### OBJECTIVE
Return all of the data exactly as written, without the pictures.

---- RECORDED INFORMATION

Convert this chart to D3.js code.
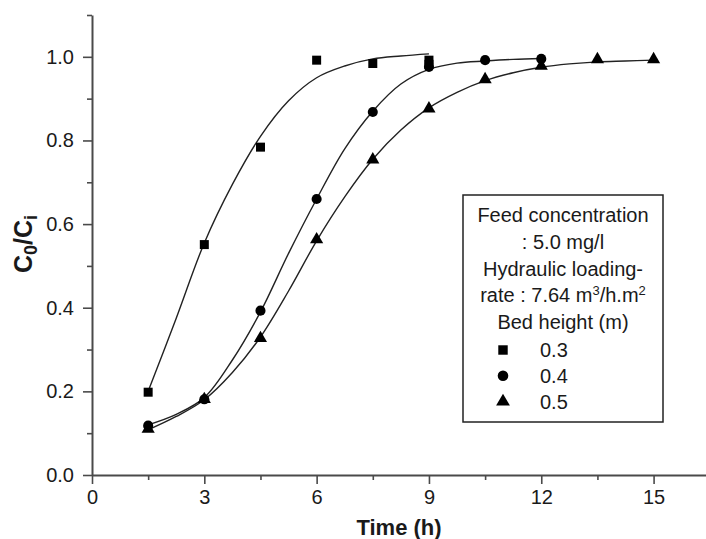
<!DOCTYPE html>
<html>
<head>
<meta charset="utf-8">
<script src="https://cdn.jsdelivr.net/npm/d3@7"></script>
<style>
  html, body { margin: 0; padding: 0; background: #fff; }
  svg { display: block; font-family: "Liberation Sans", Arial, sans-serif; }
</style>
</head>
<body>
<svg id="chart" width="706" height="539"></svg>
<script>
// ---------- data ----------
const xMajorTicks = [0, 3, 6, 9, 12, 15];
const xMinorTicks = [1.5, 4.5, 7.5, 10.5, 13.5];
const yMajorTicks = [0, 0.2, 0.4, 0.6, 0.8, 1.0];
const yMinorTicks = [0.1, 0.3, 0.5, 0.7, 0.9, 1.1];

const bedHeights = ["0.3", "0.4", "0.5"];

// measured points (time h, C0/Ci)
const pts03 = [[1.5, 0.198], [3, 0.551], [4.5, 0.784], [6, 0.992], [7.5, 0.984], [9, 0.992], [9, 0.982]];
const pts04 = [[1.5, 0.118], [3, 0.181], [4.5, 0.393], [6, 0.66], [7.5, 0.868], [9, 0.976], [10.5, 0.992], [12, 0.995]];
const pts05 = [[1.5, 0.11], [3, 0.181], [4.5, 0.327], [6, 0.563], [7.5, 0.754], [9, 0.876], [10.5, 0.946], [12, 0.978], [13.5, 0.994], [15, 0.994]];

// fitted curves
const fit03 = [[1.5, 0.20], [2.25, 0.375], [3, 0.555], [3.75, 0.695], [4.5, 0.81], [5.25, 0.895], [6, 0.95], [6.75, 0.978], [7.5, 0.995], [8.25, 1.002], [9, 1.007]];
const fit04 = [[1.5, 0.12], [2.25, 0.145], [3, 0.185], [3.75, 0.275], [4.5, 0.39], [5.25, 0.53], [6, 0.66], [6.75, 0.78], [7.5, 0.87], [8.25, 0.935], [9, 0.97], [9.75, 0.985], [10.5, 0.99], [11.25, 0.994], [12, 0.996]];
const fit05 = [[1.5, 0.108], [2.25, 0.14], [3, 0.18], [3.75, 0.245], [4.5, 0.33], [5.25, 0.44], [6, 0.56], [6.75, 0.665], [7.5, 0.755], [8.25, 0.825], [9, 0.878], [9.75, 0.915], [10.5, 0.943], [11.25, 0.962], [12, 0.975], [12.75, 0.983], [13.5, 0.988], [14.25, 0.99], [15, 0.992]];

const legendLines = ["Feed concentration", ": 5.0 mg/l", "Hydraulic loading-", "rate : 7.64 m3/h.m2", "Bed height (m)"];

// ---------- layout ----------
const svg = d3.select("#chart");
const x = d3.scaleLinear().domain([0, 16.4]).range([92, 706]);
const y = d3.scaleLinear().domain([0, 1.1]).range([475, 15]);
const axisColor = "#4a4a4a";
const textColor = "#1a1a1a";

// axes
function styleAxis(g) {
  g.selectAll(".domain").attr("stroke", axisColor).attr("stroke-width", 2);
  g.selectAll(".tick line").attr("stroke", axisColor).attr("stroke-width", 1.6);
  g.selectAll(".tick text").attr("fill", textColor).style("font-size", "20px")
    .style("font-family", "'Liberation Sans', Arial, sans-serif");
}

const gx = svg.append("g").attr("transform", `translate(0,${y(0)})`)
  .call(d3.axisBottom(x).tickValues(xMajorTicks).tickFormat(d3.format("d")).tickSize(9).tickPadding(6).tickSizeOuter(0));
styleAxis(gx);
const gxm = svg.append("g").attr("transform", `translate(0,${y(0)})`)
  .call(d3.axisBottom(x).tickValues(xMinorTicks).tickFormat("").tickSize(5).tickSizeOuter(0));
styleAxis(gxm);
gxm.select(".domain").remove();

const gy = svg.append("g").attr("transform", `translate(${x(0)},0)`)
  .call(d3.axisLeft(y).tickValues(yMajorTicks).tickFormat(d3.format(".1f")).tickSize(9).tickPadding(9).tickSizeOuter(0));
styleAxis(gy);
const gym = svg.append("g").attr("transform", `translate(${x(0)},0)`)
  .call(d3.axisLeft(y).tickValues(yMinorTicks).tickFormat("").tickSize(5).tickSizeOuter(0));
styleAxis(gym);
gym.select(".domain").remove();

// axis titles
svg.append("text")
  .attr("x", (x.range()[0] + x.range()[1]) / 2).attr("y", 535)
  .attr("text-anchor", "middle").attr("fill", textColor)
  .style("font-size", "22px").style("font-weight", "bold")
  .text("Time (h)");

const yt = svg.append("text")
  .attr("transform", `translate(32,244) rotate(-90)`)
  .attr("text-anchor", "middle").attr("fill", textColor)
  .style("font-size", "25px").style("font-weight", "bold");
yt.append("tspan").text("C");
yt.append("tspan").attr("baseline-shift", "-25%").style("font-size", "18px").text("0");
yt.append("tspan").text("/C");
yt.append("tspan").attr("baseline-shift", "-25%").style("font-size", "18px").text("i");

// curves
const line = d3.line().x(d => x(d[0])).y(d => y(d[1])).curve(d3.curveCatmullRom.alpha(0.5));
[fit03, fit04, fit05].forEach(f => {
  svg.append("path").datum(f).attr("d", line)
    .attr("fill", "none").attr("stroke", "#222").attr("stroke-width", 1.4);
});

// markers
const symbols = [d3.symbolSquare, d3.symbolCircle, d3.symbolTriangle];
const symSizes = [81, 80, 75];
[pts03, pts04, pts05].forEach((pts, i) => {
  svg.append("g").selectAll("path").data(pts).join("path")
    .attr("transform", d => `translate(${x(d[0])},${y(d[1])})`)
    .attr("d", d3.symbol().type(symbols[i]).size(symSizes[i]))
    .attr("fill", "#000");
});

// legend
const lg = svg.append("g");
lg.append("rect").attr("x", 463).attr("y", 195).attr("width", 200).attr("height", 227)
  .attr("fill", "#fff").attr("stroke", "#222").attr("stroke-width", 1.5);
const lx = 563, ly0 = 222, lstep = 26.8;
legendLines.forEach((t, i) => {
  const txt = lg.append("text").attr("x", lx).attr("y", ly0 + i * lstep)
    .attr("text-anchor", "middle").attr("fill", textColor).style("font-size", "20px");
  if (t.indexOf("m3/h.m2") >= 0) {
    txt.append("tspan").text("rate : 7.64 m");
    txt.append("tspan").attr("baseline-shift", "super").style("font-size", "13px").text("3");
    txt.append("tspan").text("/h.m");
    txt.append("tspan").attr("baseline-shift", "super").style("font-size", "13px").text("2");
  } else {
    txt.text(t);
  }
});
bedHeights.forEach((h, i) => {
  const cy = 350 + i * 25.8;
  lg.append("path").attr("transform", `translate(503,${cy})`)
    .attr("d", d3.symbol().type(symbols[i]).size(symSizes[i] * 1.1)).attr("fill", "#000");
  lg.append("text").attr("x", 540).attr("y", cy + 7).attr("fill", textColor)
    .style("font-size", "20px").text(h);
});
</script>
</body>
</html>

--------

### RESULT OF THIS TASK
Convert this chart to D3.js code.
<!DOCTYPE html>
<html>
<head>
<meta charset="utf-8">
<script src="https://cdn.jsdelivr.net/npm/d3@7"></script>
<style>
  html, body { margin: 0; padding: 0; background: #fff; }
  svg { display: block; font-family: "Liberation Sans", Arial, sans-serif; }
</style>
</head>
<body>
<svg id="chart" width="706" height="539"></svg>
<script>
// ---------- data ----------
const xMajorTicks = [0, 3, 6, 9, 12, 15];
const xMinorTicks = [1.5, 4.5, 7.5, 10.5, 13.5];
const yMajorTicks = [0, 0.2, 0.4, 0.6, 0.8, 1.0];
const yMinorTicks = [0.1, 0.3, 0.5, 0.7, 0.9, 1.1];

const bedHeights = ["0.3", "0.4", "0.5"];

// measured points (time h, C0/Ci)
const pts03 = [[1.5, 0.198], [3, 0.551], [4.5, 0.784], [6, 0.992], [7.5, 0.984], [9, 0.992], [9, 0.982]];
const pts04 = [[1.5, 0.118], [3, 0.181], [4.5, 0.393], [6, 0.66], [7.5, 0.868], [9, 0.976], [10.5, 0.992], [12, 0.995]];
const pts05 = [[1.5, 0.11], [3, 0.181], [4.5, 0.327], [6, 0.563], [7.5, 0.754], [9, 0.876], [10.5, 0.946], [12, 0.978], [13.5, 0.994], [15, 0.994]];

// fitted curves
const fit03 = [[1.5, 0.20], [2.25, 0.375], [3, 0.555], [3.75, 0.695], [4.5, 0.81], [5.25, 0.895], [6, 0.95], [6.75, 0.978], [7.5, 0.995], [8.25, 1.002], [9, 1.007]];
const fit04 = [[1.5, 0.12], [2.25, 0.145], [3, 0.185], [3.75, 0.275], [4.5, 0.39], [5.25, 0.53], [6, 0.66], [6.75, 0.78], [7.5, 0.87], [8.25, 0.935], [9, 0.97], [9.75, 0.985], [10.5, 0.99], [11.25, 0.994], [12, 0.996]];
const fit05 = [[1.5, 0.108], [2.25, 0.14], [3, 0.18], [3.75, 0.245], [4.5, 0.33], [5.25, 0.44], [6, 0.56], [6.75, 0.665], [7.5, 0.755], [8.25, 0.825], [9, 0.878], [9.75, 0.915], [10.5, 0.943], [11.25, 0.962], [12, 0.975], [12.75, 0.983], [13.5, 0.988], [14.25, 0.99], [15, 0.992]];

const legendLines = ["Feed concentration", ": 5.0 mg/l", "Hydraulic loading-", "rate : 7.64 m3/h.m2", "Bed height (m)"];

// ---------- layout ----------
const svg = d3.select("#chart");
const x = d3.scaleLinear().domain([0, 16.4]).range([92, 706]);
const y = d3.scaleLinear().domain([0, 1.1]).range([475, 15]);
const axisColor = "#4a4a4a";
const textColor = "#1a1a1a";

// axes
function styleAxis(g) {
  g.selectAll(".domain").attr("stroke", axisColor).attr("stroke-width", 2);
  g.selectAll(".tick line").attr("stroke", axisColor).attr("stroke-width", 1.6);
  g.selectAll(".tick text").attr("fill", textColor).style("font-size", "20px")
    .style("font-family", "'Liberation Sans', Arial, sans-serif");
}

const gx = svg.append("g").attr("transform", `translate(0,${y(0)})`)
  .call(d3.axisBottom(x).tickValues(xMajorTicks).tickFormat(d3.format("d")).tickSize(9).tickPadding(6).tickSizeOuter(0));
styleAxis(gx);
const gxm = svg.append("g").attr("transform", `translate(0,${y(0)})`)
  .call(d3.axisBottom(x).tickValues(xMinorTicks).tickFormat("").tickSize(5).tickSizeOuter(0));
styleAxis(gxm);
gxm.select(".domain").remove();

const gy = svg.append("g").attr("transform", `translate(${x(0)},0)`)
  .call(d3.axisLeft(y).tickValues(yMajorTicks).tickFormat(d3.format(".1f")).tickSize(9).tickPadding(9).tickSizeOuter(0));
styleAxis(gy);
const gym = svg.append("g").attr("transform", `translate(${x(0)},0)`)
  .call(d3.axisLeft(y).tickValues(yMinorTicks).tickFormat("").tickSize(5).tickSizeOuter(0));
styleAxis(gym);
gym.select(".domain").remove();

// axis titles
svg.append("text")
  .attr("x", (x.range()[0] + x.range()[1]) / 2).attr("y", 535)
  .attr("text-anchor", "middle").attr("fill", textColor)
  .style("font-size", "22px").style("font-weight", "bold")
  .text("Time (h)");

const yt = svg.append("text")
  .attr("transform", `translate(32,244) rotate(-90)`)
  .attr("text-anchor", "middle").attr("fill", textColor)
  .style("font-size", "25px").style("font-weight", "bold");
yt.append("tspan").text("C");
yt.append("tspan").attr("baseline-shift", "-25%").style("font-size", "18px").text("0");
yt.append("tspan").text("/C");
yt.append("tspan").attr("baseline-shift", "-25%").style("font-size", "18px").text("i");

// curves
const line = d3.line().x(d => x(d[0])).y(d => y(d[1])).curve(d3.curveCatmullRom.alpha(0.5));
[fit03, fit04, fit05].forEach(f => {
  svg.append("path").datum(f).attr("d", line)
    .attr("fill", "none").attr("stroke", "#222").attr("stroke-width", 1.4);
});

// markers
const symbols = [d3.symbolSquare, d3.symbolCircle, d3.symbolTriangle];
const symSizes = [81, 80, 75];
[pts03, pts04, pts05].forEach((pts, i) => {
  svg.append("g").selectAll("path").data(pts).join("path")
    .attr("transform", d => `translate(${x(d[0])},${y(d[1])})`)
    .attr("d", d3.symbol().type(symbols[i]).size(symSizes[i]))
    .attr("fill", "#000");
});

// legend
const lg = svg.append("g");
lg.append("rect").attr("x", 463).attr("y", 195).attr("width", 200).attr("height", 227)
  .attr("fill", "#fff").attr("stroke", "#222").attr("stroke-width", 1.5);
const lx = 563, ly0 = 222, lstep = 26.8;
legendLines.forEach((t, i) => {
  const txt = lg.append("text").attr("x", lx).attr("y", ly0 + i * lstep)
    .attr("text-anchor", "middle").attr("fill", textColor).style("font-size", "20px");
  if (t.indexOf("m3/h.m2") >= 0) {
    txt.append("tspan").text("rate : 7.64 m");
    txt.append("tspan").attr("baseline-shift", "super").style("font-size", "13px").text("3");
    txt.append("tspan").text("/h.m");
    txt.append("tspan").attr("baseline-shift", "super").style("font-size", "13px").text("2");
  } else {
    txt.text(t);
  }
});
bedHeights.forEach((h, i) => {
  const cy = 350 + i * 25.8;
  lg.append("path").attr("transform", `translate(503,${cy})`)
    .attr("d", d3.symbol().type(symbols[i]).size(symSizes[i] * 1.1)).attr("fill", "#000");
  lg.append("text").attr("x", 540).attr("y", cy + 7).attr("fill", textColor)
    .style("font-size", "20px").text(h);
});
</script>
</body>
</html>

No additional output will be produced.